Colonel Baden-Powell did not look on my presence with great favour, neither did he order me to leave, and I had a sort of presentiment that I might be useful, considering that there were but three trained nurses in the Victoria Hospital to minister to the needs of the whole garrison. Therefore, though I talked of going South every day by one of the overcrowded trains to Cape Town, in which the Government was offering free tickets to any who wished to avail themselves of the opportunity, I secretly hoped to be allowed to remain. We had taken a tiny cottage in the town, and we had all our meals at Dixon's Hotel, where the food was weird, but where certainly no depression of spirits reigned. I even bought a white pony, called Dop,[[22]] from a Johannesburg polo-player, and this pony, one of the best I have ever ridden, had later on some curious experiences. One day Dr. Jameson arrived on his way to Rhodesia, but he was hustled away with more haste than courtesy by General Baden-Powell, who bluntly told him that if he meant to stay in the town a battery of artillery would be required to defend it; and of field-guns, in spite of urgent representations, not one had reached us from Cape Town. We used to ride morning and evening on the flat country which surrounds Mafeking, where no tree or hill obscures the view for miles; and one then realized what a tiny place the seat of government of the Bechuanaland Protectorate really was, a mere speck of corrugated iron roofs on the brown expanse of the burnt-up veldt, far away from everywhere. I think it was this very isolation that created the interest in the siege at home, and one of the reasons why the Boers were so anxious to reduce it was that this town was practically the jumping-off place for the Jameson Raid.

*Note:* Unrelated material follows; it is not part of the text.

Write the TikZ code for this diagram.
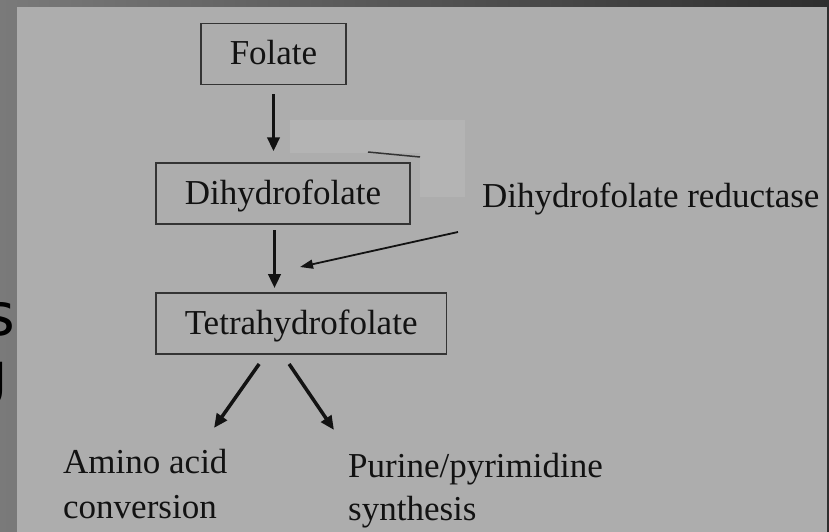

So passed the days till October 13, and then the sword, which had been suspended by a hair, suddenly fell.
On that day Major Gould Adams received a wire from the High Commissioner at Cape Town to the effect that the South African Republic had sent an ultimatum to Her Majesty's Government, in which it demanded the removal of all troops from the Transvaal borders, fixing five o'clock the following evening as a limit for their withdrawal. I had delayed my departure too long; it was extremely doubtful whether another train would be allowed to pass South, and, even when started, it would stand a great chance of being wrecked by the Boers tearing up the rails. Under these circumstances I was allotted comparatively safe quarters at the house of Mr. Benjamin Weil, of the firm of the well-known South African merchants. His residence stood in the centre of the little town, adjacent to the railway-station. At that time bomb-proof underground shelters, with which Mafeking afterwards abounded, had not been thought of, or time had not sufficed for their construction. On all sides one heard reproaches levelled at the Cape Government, and especially at General Sir William Butler, until lately commanding the troops in Cape Colony, for having so long withheld the modest reinforcements which had been persistently asked for, and, above all, the very necessary artillery.